> **Data provided**
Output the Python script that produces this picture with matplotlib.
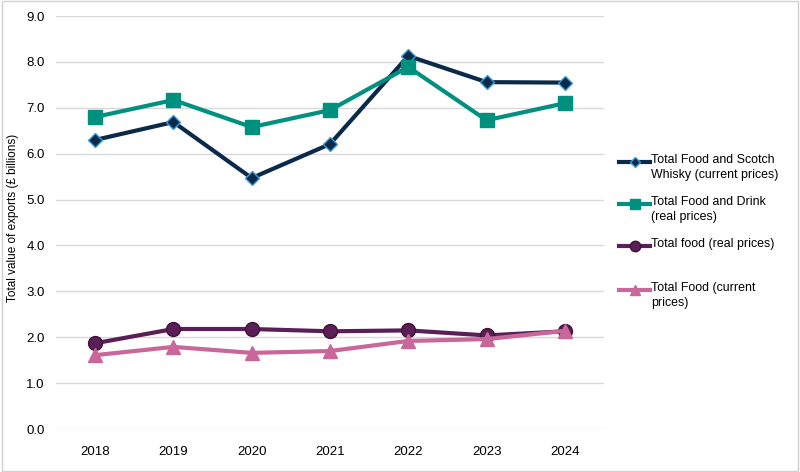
import matplotlib.pyplot as plt
from matplotlib.lines import Line2D
from matplotlib.patches import Rectangle

plt.rcParams['font.family'] = ['Liberation Sans', 'DejaVu Sans']

years = ["2018", "2019", "2020", "2021", "2022", "2023", "2024"]

food_whisky_current = [6.30, 6.69, 5.47, 6.21, 8.13, 7.56, 7.55]
food_drink_real = [6.80, 7.17, 6.58, 6.95, 7.89, 6.73, 7.10]
food_real = [1.87, 2.18, 2.18, 2.13, 2.15, 2.04, 2.13]
food_current = [1.61, 1.79, 1.66, 1.70, 1.92, 1.96, 2.14]

labels = [
    "Total Food and Scotch\nWhisky (current prices)",
    "Total Food and Drink\n(real prices)",
    "Total food (real prices)",
    "Total Food (current\nprices)",
]

styles = [
    dict(color="#0b2a4a", marker="D", markersize=7, mfc="#0b2a4a", mec="#3a9ad9", mew=1.0),
    dict(color="#00907f", marker="s", markersize=10, mfc="#00907f", mec="#00907f", mew=1.0),
    dict(color="#5b1f57", marker="o", markersize=10, mfc="#5b1f57", mec="#3d1239", mew=1.0),
    dict(color="#c9679a", marker="^", markersize=10, mfc="#c9679a", mec="#c9679a", mew=1.0),
]

series = [food_whisky_current, food_drink_real, food_real, food_current]

fig = plt.figure(figsize=(8, 4.72), dpi=100)
ax = fig.add_axes([0.07, 0.091, 0.685, 0.875])

x = list(range(len(years)))
for vals, st in zip(series, styles):
    ax.plot(x, vals, linewidth=3, **st)

ax.set_xlim(-0.5, len(years) - 0.5)
ax.set_ylim(0, 9)
ax.set_yticks([i for i in range(10)])
ax.set_yticklabels([f"{i:.1f}" for i in range(10)])
ax.set_xticks(x)
ax.set_xticklabels(years)
ax.tick_params(length=0, labelsize=9.5, colors="#000000")
ax.tick_params(axis="y", pad=8)
ax.tick_params(axis="x", pad=12)
for s in ax.spines.values():
    s.set_visible(False)
ax.yaxis.grid(True, color="#d9d9d9", linewidth=1)
ax.set_axisbelow(True)

fig.text(13 / 800, 1 - 218 / 472, "Total value of exports (£ billions)", fontsize=8.5,
         rotation=90, ha="center", va="center", color="#000000")

# legend drawn by hand so each entry lines up with its first text line
leg_y = [162, 204, 246, 290]
for lab, st, yy in zip(labels, styles, leg_y):
    yf = 1 - yy / 472
    fig.add_artist(Line2D([619 / 800, 650 / 800], [yf, yf], transform=fig.transFigure,
                          color=st["color"], linewidth=3))
    fig.add_artist(Line2D([634.5 / 800], [yf], transform=fig.transFigure,
                          marker=st["marker"], markersize=st["markersize"] * 0.75,
                          mfc=st["mfc"], mec=st["mec"], mew=st["mew"], linestyle="none"))
    fig.text(651 / 800, yf + 8 / 472, lab, fontsize=8.9, va="top", ha="left",
             linespacing=1.3, color="#000000")

fig.add_artist(Rectangle((0.002, 0.003), 0.995, 0.994, transform=fig.transFigure,
                         fill=False, edgecolor="#d0d0d0", linewidth=1))

fig.savefig("out.png", dpi=100)
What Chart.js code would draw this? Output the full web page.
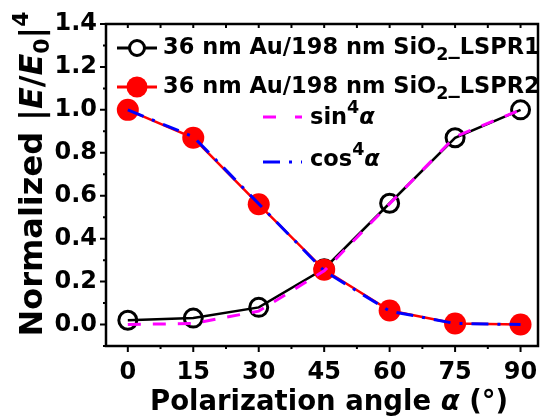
<!DOCTYPE html>
<html>
<head>
<meta charset="utf-8">
<script src="https://cdn.jsdelivr.net/npm/chart.js@4.4.0/dist/chart.umd.min.js"></script>
<style>
  html, body { margin: 0; padding: 0; background: #fff; }
</style>
</head>
<body>
<canvas id="polChart" width="550" height="419"></canvas>
<script>
// angles (deg) and normalized |E/E0|^4
const angles = [0, 15, 30, 45, 60, 75, 90];
const lspr1 = [0.02, 0.03, 0.08, 0.26, 0.565, 0.87, 1.0];
const lspr2 = [1.0, 0.87, 0.56, 0.255, 0.065, 0.005, 0.0];
const sin4 = [0.0, 0.005, 0.0625, 0.25, 0.5625, 0.875, 1.0];
const cos4 = [1.0, 0.875, 0.5625, 0.25, 0.0625, 0.005, 0.0];
const xTicks = [0, 15, 30, 45, 60, 75, 90];
const yTicks = [0, 0.2, 0.4, 0.6, 0.8, 1.0, 1.2, 1.4];
const xMinor = [7.5, 22.5, 37.5, 52.5, 67.5, 82.5];
const yMinor = [-0.1, 0.1, 0.3, 0.5, 0.7, 0.9, 1.1, 1.3];

const FAM = '"DejaVu Sans", "Liberation Sans", Arial, sans-serif';

function pts(ys) {
  return angles.map((a, i) => ({ x: a, y: ys[i] }));
}

// draws a run of text pieces (normal / italic / sub / sup) starting at x
function richText(ctx, x, y, parts, measureOnly) {
  let cx = x;
  for (const p of parts) {
    ctx.font = (p.italic ? 'italic ' : '') + 'bold ' + p.size + 'px ' + FAM;
    if (!measureOnly) ctx.fillText(p.t, cx, y + (p.dy || 0));
    cx += ctx.measureText(p.t).width;
  }
  return cx - x;
}

const decor = {
  id: 'decor',
  afterDraw(chart) {
    const ctx = chart.ctx;
    const a = chart.chartArea;
    const xs = chart.scales.x, ys = chart.scales.y;
    ctx.save();
    ctx.strokeStyle = '#000';
    ctx.fillStyle = '#000';

    // frame
    ctx.lineWidth = 2.5;
    ctx.strokeRect(a.left, a.top, a.right - a.left, a.bottom - a.top);

    // tick marks
    ctx.lineWidth = 2;
    ctx.beginPath();
    xTicks.concat(xMinor).forEach(v => {
      const px = xs.getPixelForValue(v);
      const len = xTicks.includes(v) ? 6 : 3;
      ctx.moveTo(px, a.bottom); ctx.lineTo(px, a.bottom + len);
      ctx.moveTo(px, a.top); ctx.lineTo(px, a.top + 4);
    });
    yTicks.concat(yMinor).forEach(v => {
      const py = ys.getPixelForValue(v);
      const len = yTicks.includes(v) ? 6 : 3;
      ctx.moveTo(a.left, py); ctx.lineTo(a.left - len, py);
    });
    ctx.stroke();

    // legend
    ctx.textAlign = 'left';
    ctx.textBaseline = 'alphabetic';
    ctx.lineWidth = 3;
    ctx.strokeStyle = '#000';
    ctx.beginPath(); ctx.moveTo(117, 48); ctx.lineTo(157, 48); ctx.stroke();
    ctx.lineWidth = 3;
    ctx.fillStyle = '#fff';
    ctx.beginPath(); ctx.arc(137, 48, 7.5, 0, Math.PI * 2); ctx.fill(); ctx.stroke();

    ctx.strokeStyle = '#ff0000'; ctx.fillStyle = '#ff0000'; ctx.lineWidth = 3;
    ctx.beginPath(); ctx.moveTo(117, 87); ctx.lineTo(157, 87); ctx.stroke();
    ctx.beginPath(); ctx.arc(137, 87, 10.5, 0, Math.PI * 2); ctx.fill();

    ctx.strokeStyle = '#ff00ff'; ctx.lineWidth = 3;
    ctx.setLineDash([13, 19]);
    ctx.beginPath(); ctx.moveTo(263, 117); ctx.lineTo(302, 117); ctx.stroke();
    ctx.strokeStyle = '#0000ff';
    ctx.setLineDash([17, 9, 3, 9]);
    ctx.beginPath(); ctx.moveTo(263, 162); ctx.lineTo(302, 162); ctx.stroke();
    ctx.setLineDash([]);

    ctx.fillStyle = '#000';
    richText(ctx, 163, 54, [
      { t: '36 nm Au/198 nm SiO', size: 22.5 },
      { t: '2', size: 17.5, dy: 6 },
      { t: '_LSPR1', size: 22.5 }
    ]);
    richText(ctx, 163, 93, [
      { t: '36 nm Au/198 nm SiO', size: 22.5 },
      { t: '2', size: 17.5, dy: 6 },
      { t: '_LSPR2', size: 22.5 }
    ]);
    richText(ctx, 310, 124, [
      { t: 'sin', size: 22.5 },
      { t: '4', size: 17.5, dy: -11 },
      { t: 'α', size: 22.5, italic: true }
    ]);
    richText(ctx, 310, 166, [
      { t: 'cos', size: 22.5 },
      { t: '4', size: 17.5, dy: -11 },
      { t: 'α', size: 22.5, italic: true }
    ]);

    // x axis title
    const xt = [
      { t: 'Polarization angle ', size: 27.5 },
      { t: 'α', size: 27.5, italic: true },
      { t: ' (°)', size: 27.5 }
    ];
    const xw = richText(ctx, 0, 0, xt, true);
    richText(ctx, 329 - xw / 2, 410, xt);

    // y axis title (rotated)
    const yt = [
      { t: 'Normalized |', size: 32 },
      { t: 'E', size: 32, italic: true },
      { t: '/', size: 32 },
      { t: 'E', size: 32, italic: true },
      { t: '0', size: 22, dy: 7 },
      { t: '|', size: 32 },
      { t: '4', size: 22, dy: -14 }
    ];
    const yw = richText(ctx, 0, 0, yt, true);
    ctx.translate(42, 174);
    ctx.rotate(-Math.PI / 2);
    richText(ctx, -yw / 2, 0, yt);

    ctx.restore();
  }
};

const ctx = document.getElementById('polChart').getContext('2d');
new Chart(ctx, {
  type: 'line',
  data: {
    datasets: [
      {
        label: '36 nm Au/198 nm SiO2_LSPR1',
        data: pts(lspr1),
        borderColor: '#000000',
        backgroundColor: 'rgba(0,0,0,0)',
        borderWidth: 2.5,
        pointRadius: 9,
        pointBorderWidth: 3,
        pointBorderColor: '#000000',
        pointBackgroundColor: 'rgba(255,255,255,0)',
        order: 2
      },
      {
        label: '36 nm Au/198 nm SiO2_LSPR2',
        data: pts(lspr2),
        borderColor: '#ff0000',
        backgroundColor: '#ff0000',
        borderWidth: 2.5,
        pointRadius: 11,
        pointBorderWidth: 0,
        pointBackgroundColor: '#ff0000',
        order: 1
      },
      {
        label: 'sin4α',
        data: pts(sin4),
        borderColor: '#ff00ff',
        borderWidth: 3,
        borderDash: [13, 12],
        pointRadius: 0,
        order: 0
      },
      {
        label: 'cos4α',
        data: pts(cos4),
        borderColor: '#0000ff',
        borderWidth: 3,
        borderDash: [17, 9, 3, 9],
        pointRadius: 0,
        order: 0
      }
    ]
  },
  options: {
    responsive: false,
    animation: false,
    devicePixelRatio: 1,
    layout: { padding: { left: 0, top: 24, right: 5, bottom: 0 } },
    plugins: {
      legend: { display: false },
      tooltip: { enabled: false }
    },
    scales: {
      x: {
        type: 'linear',
        min: -5,
        max: 94,
        afterBuildTicks: s => { s.ticks = xTicks.map(v => ({ value: v })); },
        afterFit: s => { s.height = 73; },
        grid: { display: false, drawTicks: false },
        border: { display: false },
        ticks: {
          color: '#000',
          padding: 12,
          maxRotation: 0,
          autoSkip: false,
          font: { family: FAM, weight: 'bold', size: 24 },
          callback: v => String(v)
        }
      },
      y: {
        min: -0.1,
        max: 1.4,
        afterBuildTicks: s => { s.ticks = yTicks.map(v => ({ value: v })); },
        afterFit: s => { s.width = 106; },
        grid: { display: false, drawTicks: false },
        border: { display: false },
        ticks: {
          color: '#000',
          padding: 9,
          font: { family: FAM, weight: 'bold', size: 24 },
          callback: v => v.toFixed(1)
        }
      }
    }
  },
  plugins: [decor]
});
</script>
</body>
</html>
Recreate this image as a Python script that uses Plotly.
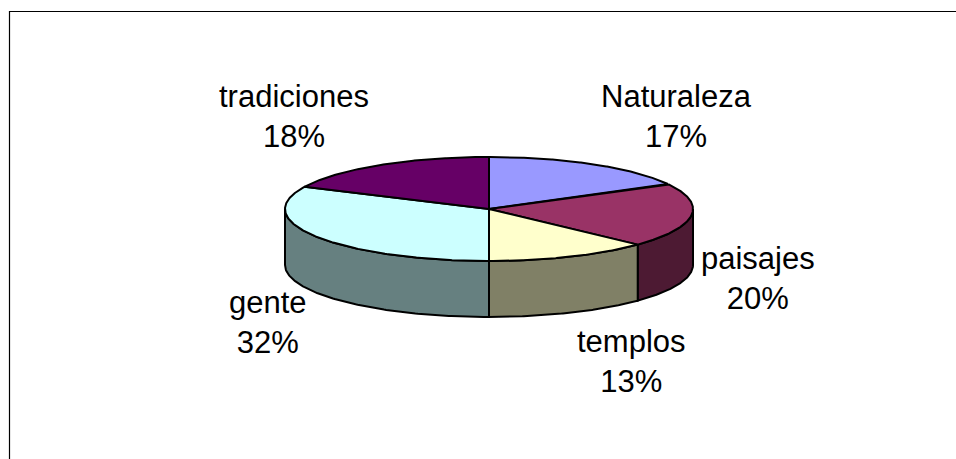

> **Task requirements**
Quote the records above exactly, from the first line through the line containing "food_current = [1.61, 1.79, 1.66, 1.70, 1.92, 1.96, 2.14]", and leave out the pictures.

> **Task result**
Output the Python script that produces this picture with matplotlib.
import matplotlib.pyplot as plt
from matplotlib.lines import Line2D
from matplotlib.patches import Rectangle

plt.rcParams['font.family'] = ['Liberation Sans', 'DejaVu Sans']

years = ["2018", "2019", "2020", "2021", "2022", "2023", "2024"]

food_whisky_current = [6.30, 6.69, 5.47, 6.21, 8.13, 7.56, 7.55]
food_drink_real = [6.80, 7.17, 6.58, 6.95, 7.89, 6.73, 7.10]
food_real = [1.87, 2.18, 2.18, 2.13, 2.15, 2.04, 2.13]
food_current = [1.61, 1.79, 1.66, 1.70, 1.92, 1.96, 2.14]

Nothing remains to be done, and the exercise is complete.